George Vernon the elder son (1636–1702) continued the Sudbury line. His son (by his third marriage, to Catherine Vernon, eldest daughter of Sir Thomas Vernon, merchant of London) Henry Vernon, Member of Parliament for Stafford, married Ann Pigott, niece and heiress of Peter Venables the last Baron Kinderton. Their only surviving son George (1709–1780), Member of Parliament for Lichfield and Derby, changed his surname in 1728 to Venables-Vernon and was created the first Baron Vernon in 1762.

A younger son Edward changed his name to Harcourt on marriage and later became Archbishop of York. See Earl Harcourt. The Vernon Barony remained in the family until 2000 when the 10th Baron died and the Barony passed to a distant Vernon-Harcourt fifth cousin.

For the continuation of the Hilton line see below.

==Vernon of Hilton==
Henry Vernon (1637–1711) second son of Henry Vernon of Sudbury, resided at Hilton Hall. His eldest son Henry (1663–1732) largely rebuilt the moated Hilton Hall in the 1720s; he married (1717) Penelope Phillips (d.1727). Their eldest son, another Henry (1718–1763), married Henrietta Wentworth (1720–1786), youngest daughter of the earl of Strafford; she was a lady of the Bedchamber to the Princess Amelia, sister of King George III.
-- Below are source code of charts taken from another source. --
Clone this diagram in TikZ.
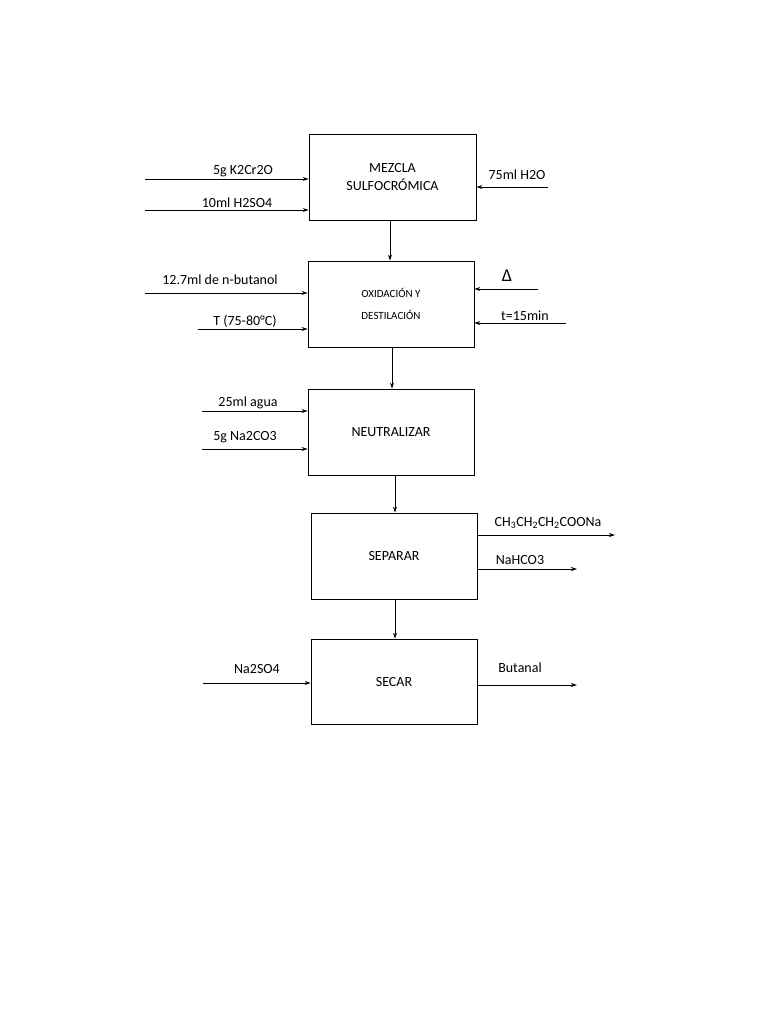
\documentclass[tikz,border=0pt]{standalone}
\usepackage{fontspec}
\setmainfont{Carlito}
\usetikzlibrary{arrows.meta}
\begin{document}
\begin{tikzpicture}[x=1pt,y=-1pt,
  box/.style={draw,line width=0.8pt,align=center,font=\fontsize{14}{18}\selectfont},
  lab/.style={font=\fontsize{14}{16}\selectfont,inner sep=0pt},
  arr/.style={-{Stealth[length=6pt,width=4pt]},line width=0.8pt}]
\useasboundingbox (0,0) rectangle (768,1024);
\fill[white] (0,0) rectangle (768,1024);
\node[box,minimum width=167pt,minimum height=86pt] (b1) at (392.5,177) {MEZCLA\\SULFOCRÓMICA};
\node[box,minimum width=166pt,minimum height=86pt,font=\fontsize{11}{22}\selectfont] (b2) at (391,304) {OXIDACIÓN Y\\DESTILACIÓN};
\node[box,minimum width=166pt,minimum height=86pt] (b3) at (391,432) {NEUTRALIZAR};
\node[box,minimum width=166pt,minimum height=86pt] (b4) at (394,556) {SEPARAR};
\node[box,minimum width=166pt,minimum height=85pt] (b5) at (394,681.5) {SECAR};
\draw[arr] (b1.south -| 390,0) -- (b2.north -| 390,0);
\draw[arr] (b2.south -| 392,0) -- (b3.north -| 392,0);
\draw[arr] (b3.south -| 395,0) -- (b4.north -| 395,0);
\draw[arr] (b4.south -| 395,0) -- (b5.north -| 395,0);
\coordinate (a1) at (145,179); \draw[arr] (a1) -- (a1 -| b1.west);
\node[lab] (l1) at (243,171) {5g K2Cr2O};
\coordinate (a2) at (145,210); \draw[arr] (a2) -- (a2 -| b1.west);
\node[lab] (l2) at (237,203) {10ml H2SO4};
\coordinate (a3) at (548,187); \draw[arr] (a3) -- (a3 -| b1.east);
\node[lab] (l3) at (517,175) {75ml H2O};
\coordinate (a4) at (145,293); \draw[arr] (a4) -- (a4 -| b2.west);
\node[lab] (l4) at (220,280) {12.7ml de n-butanol};
\coordinate (a5) at (198,329); \draw[arr] (a5) -- (a5 -| b2.west);
\node[lab] (l5) at (245,321) {T (75-80°C)};
\coordinate (a6) at (538,289); \draw[arr] (a6) -- (a6 -| b2.east);
\node[lab,font=\fontsize{18}{18}\selectfont] (l6) at (507,276) {Δ};
\coordinate (a7) at (566,323); \draw[arr] (a7) -- (a7 -| b2.east);
\node[lab] (l7) at (525,316) {t=15min};
\coordinate (a8) at (202,411); \draw[arr] (a8) -- (a8 -| b3.west);
\node[lab] (l8) at (248,403) {25ml agua};
\coordinate (a9) at (202,449); \draw[arr] (a9) -- (a9 -| b3.west);
\node[lab] (l9) at (245,437) {5g Na2CO3};
\coordinate (c1) at (615,535); \draw[arr] (c1 -| b4.east) -- (c1);
\node[lab] (l10) at (548,523) {CH\textsubscript{3}CH\textsubscript{2}CH\textsubscript{2}COONa};
\coordinate (c2) at (577,569); \draw[arr] (c2 -| b4.east) -- (c2);
\node[lab] (l11) at (520,560) {NaHCO3};
\coordinate (a10) at (203,683); \draw[arr] (a10) -- (a10 -| b5.west);
\node[lab] (l12) at (257,669) {Na2SO4};
\coordinate (c3) at (577,685); \draw[arr] (c3 -| b5.east) -- (c3);
\node[lab] (l13) at (520,668) {Butanal};
\end{tikzpicture}
\end{document}
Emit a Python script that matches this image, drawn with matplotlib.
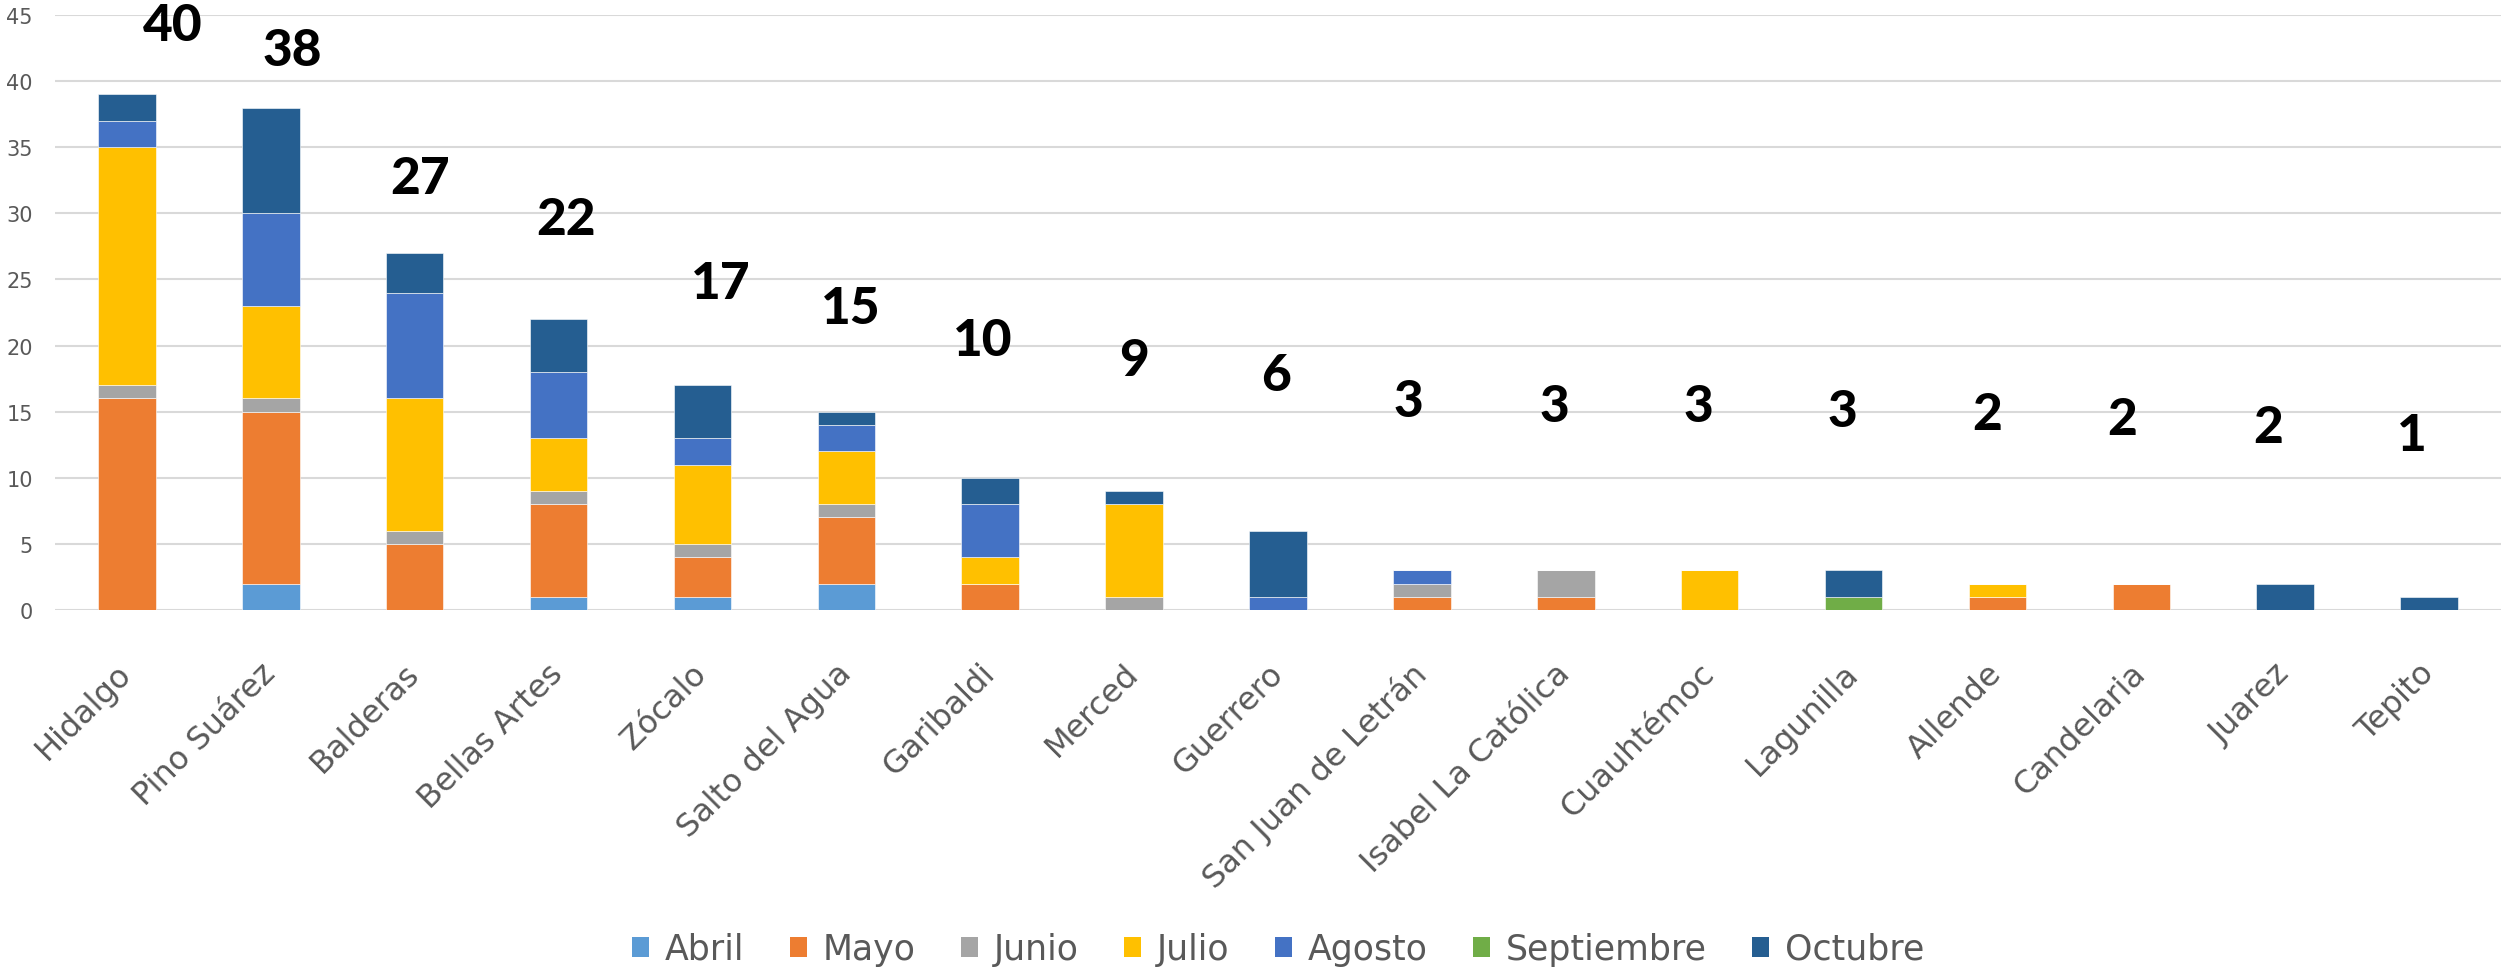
import matplotlib
matplotlib.use("Agg")
import matplotlib.pyplot as plt
import numpy as np
from matplotlib.patches import Patch

categories = ["Hidalgo", "Pino Suárez", "Balderas", "Bellas Artes", "Zócalo",
              "Salto del Agua", "Garibaldi", "Merced", "Guerrero",
              "San Juan de Letrán", "Isabel La Católica", "Cuauhtémoc",
              "Lagunilla", "Allende", "Candelaria", "Juarez", "Tepito"]

abril      = [0, 2, 0, 1, 1, 2, 0, 0, 0, 0, 0, 0, 0, 0, 0, 0, 0]
mayo       = [16, 13, 5, 7, 3, 5, 2, 0, 0, 1, 1, 0, 0, 1, 2, 0, 0]
junio      = [1, 1, 1, 1, 1, 1, 0, 1, 0, 1, 2, 0, 0, 0, 0, 0, 0]
julio      = [18, 7, 10, 4, 6, 4, 2, 7, 0, 0, 0, 3, 0, 1, 0, 0, 0]
agosto     = [2, 7, 8, 5, 2, 2, 4, 0, 1, 1, 0, 0, 0, 0, 0, 0, 0]
septiembre = [0, 0, 0, 0, 0, 0, 0, 0, 0, 0, 0, 0, 1, 0, 0, 0, 0]
octubre    = [2, 8, 3, 4, 4, 1, 2, 1, 5, 0, 0, 0, 2, 0, 0, 2, 1]

series_names = ["Abril", "Mayo", "Junio", "Julio", "Agosto", "Septiembre", "Octubre"]
total_labels = [40, 38, 27, 22, 17, 15, 10, 9, 6, 3, 3, 3, 3, 2, 2, 2, 1]

# layout of the hand-placed total labels (offset in category units, height in data units)
label_dx = [0.32, 0.15, 0.035, 0.05, 0.13, 0.03, -0.05, 0.0, -0.01,
            -0.09, -0.08, -0.08, -0.08, -0.07, -0.13, -0.12, -0.12]
label_y = [44.2, 42.3, 32.6, 29.5, 24.7, 22.8, 20.4, 18.9, 17.7,
           15.8, 15.4, 15.4, 15.0, 14.8, 14.4, 13.8, 13.2]

colors = ["#5B9BD5", "#ED7D31", "#A5A5A5", "#FFC000", "#4472C4", "#70AD47", "#255E91"]
series = [abril, mayo, junio, julio, agosto, septiembre, octubre]

W, H = 2509, 970
fig = plt.figure(figsize=(W / 100, H / 100), dpi=100)
ax = fig.add_axes([55 / W, 1 - 611 / H, (2501 - 55) / W, (611 - 16) / H])

x = np.arange(len(categories))
bottom = np.zeros(len(categories))
for vals, c, name in zip(series, colors, series_names):
    v = np.array(vals, dtype=float)
    ax.bar(x, v, width=0.4, bottom=bottom, color=c, edgecolor="white",
           linewidth=0.4, zorder=3, label=name)
    bottom += v

ax.set_xlim(-0.5, len(categories) - 0.5)
ax.set_ylim(0, 45)
ax.set_yticks(np.arange(0, 46, 5))
ax.yaxis.grid(True, color="#D9D9D9", linewidth=1.5, zorder=0)
ax.set_axisbelow(True)
for s in ["top", "right", "left", "bottom"]:
    ax.spines[s].set_visible(False)
ax.axhline(0, color="#D9D9D9", linewidth=2, zorder=2)

ax.tick_params(axis="y", length=0, pad=16, labelsize=15, labelcolor="#595959")
ax.set_xticks(x)
ax.set_xticklabels(categories, rotation=45, ha="right", va="center",
                   rotation_mode="anchor", fontsize=23, color="#595959")
ax.tick_params(axis="x", length=0, pad=42)

for i, lab in enumerate(total_labels):
    ax.text(x[i] + label_dx[i], label_y[i], str(lab), ha="center", va="center",
            fontsize=37, fontweight="black", color="black",
            family=["Lato", "DejaVu Sans"], zorder=5)

handles = [Patch(facecolor=c, edgecolor="none") for c in colors]
leg = fig.legend(handles, series_names, loc="center",
                 bbox_to_anchor=((55 + 2501) / 2 / W, 1 - 950 / H),
                 ncol=7, frameon=False, fontsize=25, handlelength=0.5,
                 handleheight=0.5, handletextpad=0.45, columnspacing=1.3)
for t in leg.get_texts():
    t.set_color("#595959")

fig.savefig("out.png", dpi=100, facecolor="white")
Their eldest son Henry Vernon (1748–1814) of Hilton was a page at the coronation of George III. He married an heiress, Penelope Graham. Their eldest son, Major-General Henry Charles Edward, substantially extended Hilton Hall in the 1830s. The family remained in occupation until the mid-20th century.

==Vernon of Hanbury==

Arms of Vernon of Hanbury baronets

The Vernons of Hanbury descend from the ancient Cheshire family of Shipbrook and Whatcroft through the Vernons of Newcastle-under-Lyme. Richard Vernon (d. 1627) became rector of Hanbury in Worcestershire, and his son Edward Vernon (d. 1666) purchased the manor of Hanbury. His grandson, Chancery lawyer Thomas Vernon, built Hanbury Hall in grand style about 1710.

In 1885, Harry Foley Vernon of Hanbury, Member of Parliament for Worcestershire East 1861–68, was created the first of the Vernon Baronets of Hanbury. The Baronetcy was extinct in 1940 and the family relinquished the estate in 1953.

==Vernon of Great Budworth, Gawsworth and Shotwick Park==

Arms of Vernon of Shotwick Park baronets

The Vernons descended from the ancient Cheshire family and from William Vernon (1434–1507) of Cogshall, Great Budworth, Cheshire who was a grandson of Richard Vernon of Lostock.

Thirteen generations of the family resided in Great Budworth and then Mutlow, Gawsworth.

In 1914, William Vernon, Chairman of W Vernon & Son (Millers) of London and Liverpool was created the first of the Vernon baronets of Shotwick Park. The Baronetcy remains extant.